I taught two Click University competitive intelligence certificate programs at SLA 2009: intermediate and management CI analytical tools and techniques. My students had a cooperative spirit, great curiosity and a strong desire to learn. This is my favorite kind of student.

One student group devised a creative use of the Radar Screen 360 degree analytical tool. I learned about this tool through Adrian Slywotsky’s Value Migration book, where competitors are placed around a dart board in accordance with how competitive they are relative to your company. Your company is the bull’s eye and your key competitors are placed in the inner rings of the dartboard, where as outliers or potential competitors might be placed towards the outer rings and even outside the entire dartboard.

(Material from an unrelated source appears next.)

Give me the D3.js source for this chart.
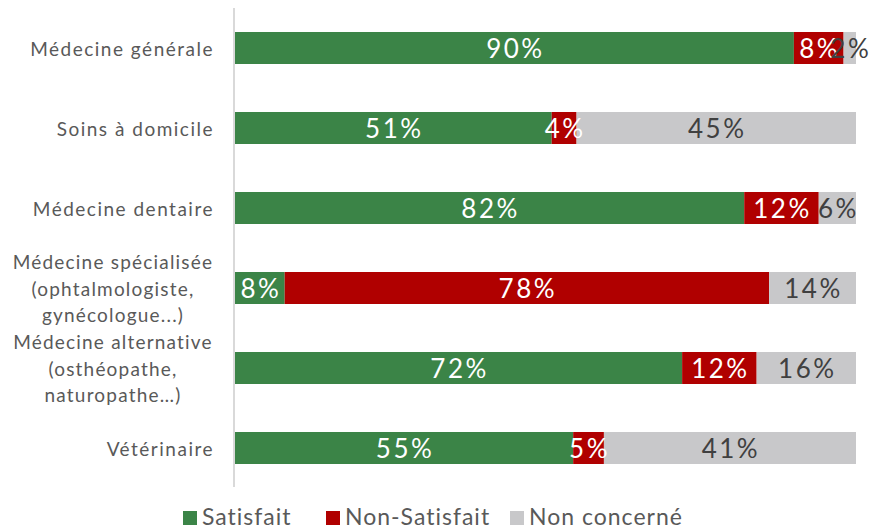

We were analyzing an executive in the hotel industry, in an attempt to predict what his next move might be. Would he buy the hotel next door or not? The case told us his life story, including his personality all the way from his childhood to the present as a middle aged man. We were provided with his history of buying and managing hotels, including his keen ability as a financial manager, his tendency to micromanage, his habit of reinvesting earnings back into the business, and his drive to grow and take risk in the entrepreneurial spirit.  The first step this team took was to use the Radar Screen to show us how this executive perceived his hotel business relative to the competition.


They broke the radar screen into quadrants which depicted customer service, attention to detail, financial stability, and risk taker/entrepreneur. What a brilliant use of the Radar Screen as a psychological tool! They concluded he was an INTJ on the Myers Brigg Scale. He was extremely well organized, independent and a classic entrepreneur who experienced growth through risk taking, by extending himself to buy or rebuild hotels. From this analysis we could see that he had a robust ego and that he thought he did everything well, if not better than the competition. The hotel group’s financial results underscored that he was a savvy, smart businessman.

From this analysis we could study the executive’s decision-making patterns to date, and figure that as an entrepreneur with no hobbies, he was likely to continue his habit of extending himself financially and buying the hotel next door. He didn’t know how to operate any other way: there was nothing that seemed to provide enough impetus in his life to change this behavior.

This team was right: the executive did buy the hotel next door even though it meant extending his and his wife’s work life by several more years. He didn’t know how to stop this cycle, and perhaps wasn’t ready to make changes towards retirement at age 49, while his wife had quit her law practice in a step towards retirement.